None of them triggered oil shocks or the economic ripple effects that accompany major military conflict.
The decision to escalate into war ultimately belongs to the administration that made it.
And that leaves Trump with a problem he has spent nearly a decade avoiding: accountability.
Predictable Consequences
Perhaps the most striking aspect of the situation is how predictable many of the outcomes were.
Bombing another country does not occur in a vacuum. Military planners and intelligence agencies spend enormous effort modeling potential responses.
The expectation that Iran would simply absorb a strike without retaliation defies basic strategic logic. The Islamic Revolutionary Guard Corps has long maintained both direct military capabilities and networks of allied militias across the region.
Any serious intelligence assessment would have predicted retaliation.
Similarly, the idea that Iranian civilians would immediately rise up against their government in response to foreign bombing was always speculative at best. While Iran has experienced protests and internal dissent, history suggests that external attacks often produce the opposite effect: populations rally around their governments in the face of foreign threats.
Even beyond Iran itself, the regional consequences were foreseeable.
Civilian casualties have continued to mount, and the conflict is spreading across borders. Israel has expanded strikes into neighboring areas, including operations involving targets in Lebanon, increasing the risk of a wider regional conflict.

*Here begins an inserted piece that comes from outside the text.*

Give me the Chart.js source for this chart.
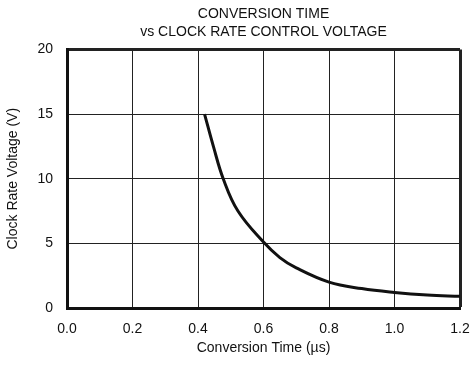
<!DOCTYPE html>
<html lang="en">
  <head>
    <meta charset="UTF-8" />
    <title>Conversion Time vs Clock Rate Control Voltage</title>
    <script src="https://cdn.jsdelivr.net/npm/chart.js"></script>
    <style>
      * {
        margin: 0;
        padding: 0;
        box-sizing: border-box;
      }
      body {
        background-color: #ffffff;
      }
      .chart-container {
        width: 473px;
        height: 366px;
      }
    </style>
  </head>
  <body>
    <div class="chart-container">
      <canvas id="lineChart"></canvas>
    </div>

    <script>
      // values
      const conversionTime = [0.42, 0.447, 0.477, 0.522, 0.6, 0.65, 0.7, 0.8, 0.9, 1.0, 1.1, 1.2];
      const clockVoltage = [15, 12.5, 10, 7.5, 5.1, 3.9, 3.1, 2.0, 1.5, 1.2, 1.0, 0.9];
      const xTicks = [0.0, 0.2, 0.4, 0.6, 0.8, 1.0, 1.2];
      const yTicks = [0, 5, 10, 15, 20];

      const font = "'Liberation Sans', Arial, sans-serif";

      document.addEventListener("DOMContentLoaded", () => {
        const ctx = document.getElementById("lineChart").getContext("2d");
        new Chart(ctx, {
          type: "scatter",
          data: {
            datasets: [
              {
                data: conversionTime.map((x, i) => ({ x: x, y: clockVoltage[i] })),
                showLine: true,
                borderColor: "#111",
                borderWidth: 3,
                pointRadius: 0,
                tension: 0.4,
              },
            ],
          },
          options: {
            responsive: true,
            maintainAspectRatio: false,
            animation: false,
            layout: { padding: { left: 0, right: 13, top: 0, bottom: 0 } },
            plugins: {
              legend: { display: false },
              tooltip: { enabled: false },
              title: {
                display: true,
                fullSize: false,
                text: ["CONVERSION TIME", "vs CLOCK RATE CONTROL VOLTAGE"],
                color: "#111",
                font: { family: font, size: 14, weight: "normal", lineHeight: 1.3 },
                padding: { top: 5, bottom: 8 },
              },
            },
            scales: {
              x: {
                type: "linear",
                min: 0,
                max: 1.2,
                afterBuildTicks: (scale) => {
                  scale.ticks = xTicks.map((v) => ({ value: v }));
                },
                afterFit: (scale) => {
                  scale.height = 58;
                  scale.paddingRight = 0;
                  scale.paddingLeft = 0;
                },
                ticks: {
                  color: "#111",
                  padding: 13,
                  font: { family: font, size: 14 },
                  callback: (v) => v.toFixed(1),
                },
                grid: {
                  color: "#222",
                  lineWidth: (c) => (c.index === xTicks.length - 1 ? 3 : 1),
                  drawTicks: false,
                },
                border: { color: "#111", width: 3 },
                title: {
                  display: true,
                  text: "Conversion Time (µs)",
                  color: "#111",
                  font: { family: font, size: 14 },
                  padding: { top: 4, bottom: 9 },
                },
              },
              y: {
                min: 0,
                max: 20,
                afterBuildTicks: (scale) => {
                  scale.ticks = yTicks.map((v) => ({ value: v }));
                },
                afterFit: (scale) => {
                  scale.width = 67;
                },
                ticks: {
                  color: "#111",
                  padding: 14,
                  font: { family: font, size: 14 },
                },
                grid: {
                  color: "#222",
                  lineWidth: (c) => (c.index === yTicks.length - 1 ? 3 : 1),
                  drawTicks: false,
                },
                border: { color: "#111", width: 3 },
                title: {
                  display: true,
                  text: "Clock Rate Voltage (V)",
                  color: "#111",
                  font: { family: font, size: 14 },
                  padding: { top: 5, bottom: 4 },
                },
              },
            },
          },
        });
      });
    </script>
  </body>
</html>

These developments were not unforeseeable accidents. They were among the most obvious potential outcomes.
Which raises the uncomfortable question: who exactly believed this would go differently?
No Easy Exit
Trump has always been able to distance himself from failure.
If economic conditions worsened, he could blame previous administrations. If political battles went badly, he could claim betrayal by advisors or conspiracies by opponents.
War offers fewer escape routes.
Blaming allies is risky. Suggesting that leaders like Benjamin Netanyahu manipulated events would imply that Trump himself was not in control.
Blaming advisors carries its own danger, because it suggests incompetence or ignorance within his own administration.
And blaming the enemy does not remove the central fact that the escalation itself was a choice.
For perhaps the first time in his political career, Trump faces a situation where responsibility cannot easily be shifted elsewhere.
The Politics of the Fallout
This moment could reshape American politics.
Presidents who initiate unpopular wars rarely escape political damage. Wars concentrate responsibility in the executive branch more than almost any other policy decision.
Yet the political outcome is far from predetermined.
A key question now is how the opposition responds.
So far, Democrats appear to be struggling to capitalize on the situation effectively. Messaging has been fragmented, and criticism has often lacked a clear narrative that connects the war’s consequences—rising oil prices, economic strain, military risk, and civilian casualties—into a coherent political argument.
Without that clarity, the political opportunity may slip away.
The End of the Trump Formula?
Trump’s political strength has never come from traditional governing success. It has come from narrative control.
For years, he shaped the story in ways that insulated him from the consequences of failure.
But narratives break when reality becomes impossible to ignore.
War has a way of doing that.
American casualties, regional escalation, rising costs at home, and images of civilians suffering abroad are difficult to explain away indefinitely. Each new development ties the conflict more closely to the decision that started it.
For the first time in nearly ten years, the Trump playbook may no longer work.
The blame game has an expiration date.
And war may have finally reached it.